The UK Government will provide £260m in investment for the Borderlands, including two Scottish council areas, the Chancellor has revealed.

Philip Hammond announced the funding as part of a growth deal covering Dumfries and Galloway and the Scottish Borders along with Carlisle, Cumbria and Northumberland.

It marks the first cross-border city and region deal in the UK and, along with £85m in funding from the Scottish Government, amounts to a £345m financial package over the next decade.

Unveiling his spring statement before MPs, the Chancellor also warned Brexit is casting a "cloud of uncertainty" over the British economy, after MPs rejected Theresa May's deal again on Tuesday night.

He said the UK's budgetary watchdog, the Office for Budget Responsibility (OBR), has forecast growth of 1.2% this year - a downgrade from the 1.6% forecast at last year's Budget.

Hammond told MPs: "Last night's vote leaves a cloud of uncertainty hanging over our economy and our most urgent task in this House is to lift that uncertainty."

However, he insisted the economy remained "remarkably robust".

The OBR forecast growth of 1.2% this year, 1.4% next year and 1.6% in the following three years.
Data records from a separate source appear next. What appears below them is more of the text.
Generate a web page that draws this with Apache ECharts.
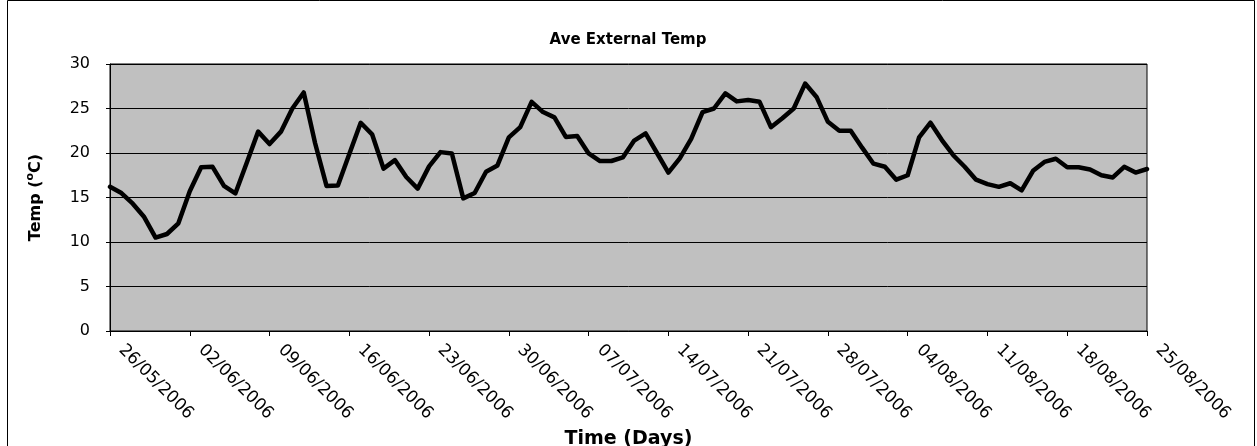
<!DOCTYPE html>
<html>
<head>
<meta charset="utf-8">
<script src="https://cdn.jsdelivr.net/npm/echarts@6/dist/echarts.min.js"></script>
<style>
  html, body { margin: 0; padding: 0; background: #fff; }
  #chart { width: 1257px; height: 446px; }
</style>
</head>
<body>
<div id="chart"></div>
<script>
// Daily average external temperature, 26/05/2006 to 25/08/2006
const startDate = [2006, 4, 26];   // year, month (0-based), day
const dayCount = 92;
const tempC = [
  16.2, 15.5, 14.3, 12.8, 10.5, 10.9, 12.1, 15.7, 18.4, 18.45,
  16.3, 15.45, 18.9, 22.4, 21.0, 22.4, 25.0, 26.8, 21.1, 16.3,
  16.35, 19.9, 23.4, 22.1, 18.25, 19.2, 17.3, 16.0, 18.5, 20.1,
  19.95, 14.9, 15.5, 17.9, 18.6, 21.75, 22.9, 25.75, 24.6, 24.0,
  21.8, 21.9, 19.95, 19.1, 19.1, 19.5, 21.4, 22.2, 20.0, 17.8,
  19.4, 21.6, 24.6, 25.0, 26.7, 25.8, 25.95, 25.75, 22.9, 23.9,
  25.0, 27.8, 26.3, 23.5, 22.5, 22.5, 20.6, 18.8, 18.45, 17.0,
  17.5, 21.75, 23.4, 21.45, 19.75, 18.45, 17.0, 16.5, 16.2, 16.6,
  15.8, 18.0, 19.0, 19.35, 18.4, 18.4, 18.15, 17.5, 17.25, 18.45,
  17.8, 18.2
];
const yTicks = [0, 5, 10, 15, 20, 25, 30];

// Category labels: one per day, dd/mm/yyyy
const pad = n => (n < 10 ? '0' : '') + n;
const days = [];
for (let i = 0; i < dayCount; i++) {
  const d = new Date(startDate[0], startDate[1], startDate[2] + i);
  days.push(pad(d.getDate()) + '/' + pad(d.getMonth() + 1) + '/' + d.getFullYear());
}

const font = '"DejaVu Sans", "Liberation Sans", sans-serif';
const chart = echarts.init(document.getElementById('chart'), null, { renderer: 'canvas' });

chart.setOption({
  animation: false,
  backgroundColor: '#ffffff',
  title: {
    text: 'Ave External Temp',
    left: 623, top: 28, textAlign: 'center',
    textStyle: { fontFamily: font, fontWeight: 'bold', fontSize: 15, color: '#000' }
  },
  grid: {
    left: 110, right: 110, top: 64, bottom: 115,
    containLabel: false, outerBoundsMode: 'none',
    show: true, backgroundColor: '#c0c0c0', borderColor: '#000', borderWidth: 1
  },
  xAxis: {
    type: 'category',
    data: days,
    boundaryGap: false,
    name: 'Time (Days)',
    nameLocation: 'middle',
    nameGap: 93,
    nameTextStyle: { fontFamily: font, fontWeight: 'bold', fontSize: 19, color: '#000' },
    axisLine: { lineStyle: { color: '#000', width: 1 } },
    axisTick: { interval: 6, length: 5, lineStyle: { color: '#000' } },
    axisLabel: {
      interval: 6, rotate: -45, margin: 5, padding: [0, 0, 0, 16],
      fontFamily: font, fontSize: 17, color: '#000'
    },
    splitLine: { show: false }
  },
  yAxis: {
    type: 'value',
    min: yTicks[0], max: yTicks[yTicks.length - 1], interval: 5,
    name: '{t|Temp (}{s|o}{t|C)}',
    nameLocation: 'middle',
    nameRotate: 90,
    nameGap: 64,
    nameTextStyle: {
      rich: {
        t: { fontFamily: font, fontWeight: 'bold', fontSize: 16, color: '#000' },
        s: { fontFamily: font, fontWeight: 'bold', fontSize: 11, color: '#000', padding: [0, 0, 10, 0] }
      }
    },
    axisLine: { show: true, lineStyle: { color: '#000', width: 1 } },
    axisTick: { show: true, length: 4, lineStyle: { color: '#000' } },
    axisLabel: { margin: 20, fontFamily: font, fontSize: 16, color: '#000' },
    splitLine: { show: true, lineStyle: { color: '#000', width: 1 } }
  },
  graphic: [{
    type: 'rect',
    shape: { x: 7.5, y: 0.5, width: 1247, height: 450 },
    style: { fill: 'none', stroke: '#000', lineWidth: 1 },
    silent: true
  }],
  series: [{
    type: 'line',
    data: tempC,
    showSymbol: false,
    symbol: 'none',
    lineStyle: { color: '#000', width: 4.5, join: 'round', cap: 'round' }
  }]
});
</script>
</body>
</html>
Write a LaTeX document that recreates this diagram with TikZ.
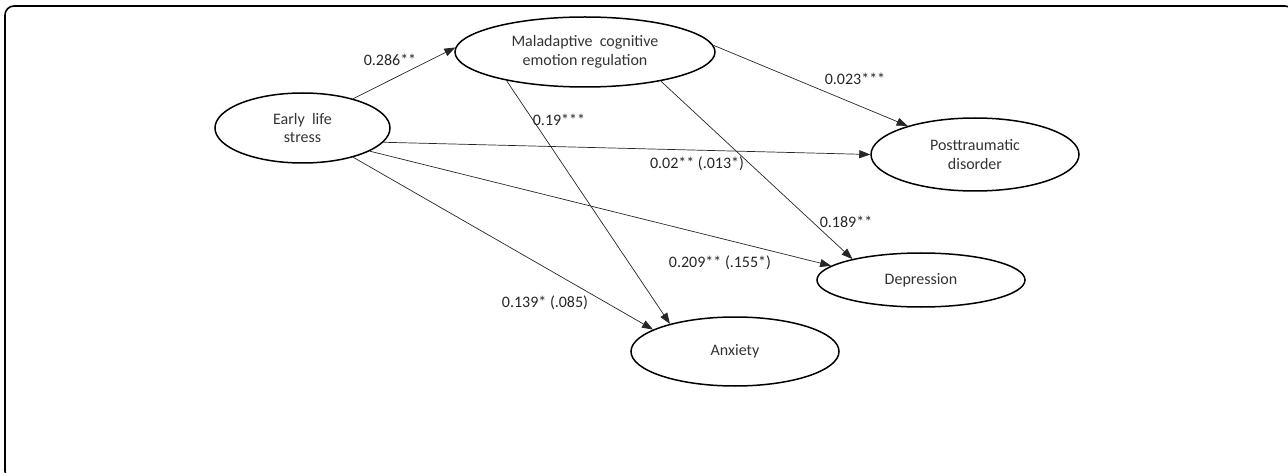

The Chancellor talked up a "deal dividend" for the country's public finances if Parliament can back a Brexit agreement.

He said he would decide later this year how to share the proceeds from any such dividend, suggesting possible boosts to capital investment and funding for public services.

But Hammond added: "Leaving with no deal would mean significant disruption in the short and medium-term and a smaller, less prosperous economy in the long-term, than if we leave with a deal.

"Higher unemployment, lower wages, higher prices in the shops. That is not what the British people voted for in June 2016."

Shadow chancellor John McDonnell said there was no Brexit dividend, only "Brexit bankruptcies".

He said: "Even today the Chancellor has tried to use the bribe of a 'double deal dividend' or threats of postponing the spending review to cajole MPs into voting for the government's deal."

The SNP's Westminster economy spokeswoman Kirsty Blackman said Brexit meant there was "no certainty about the future health of the UK's economy".

The Borderlands investment package is the latest in a series of city and region deals agreed between the Scottish and UK Governments.

It follows similar agreements in Glasgow, Edinburgh, Stirling, Aberdeen, Inverness and Highland and the most recent, the Tay cities deal covering Dundee, Perth and Kinross, Fife and Angus.

Specific projects and activities to be supported by the Borderlands funding are expected to be announced over the coming months, under a 'Heads of Terms' agreement.

In addition to that, funding of £79m was also allocated to the ARCHER2 supercomputer at Edinburgh University.

It will be five times faster than the current supercomputer generation and capable of carrying out 10 thousand trillion calculations per second.

Hammond quipped: "I am told that with the right algorithms it might even be able to come up with a solution to the backstop."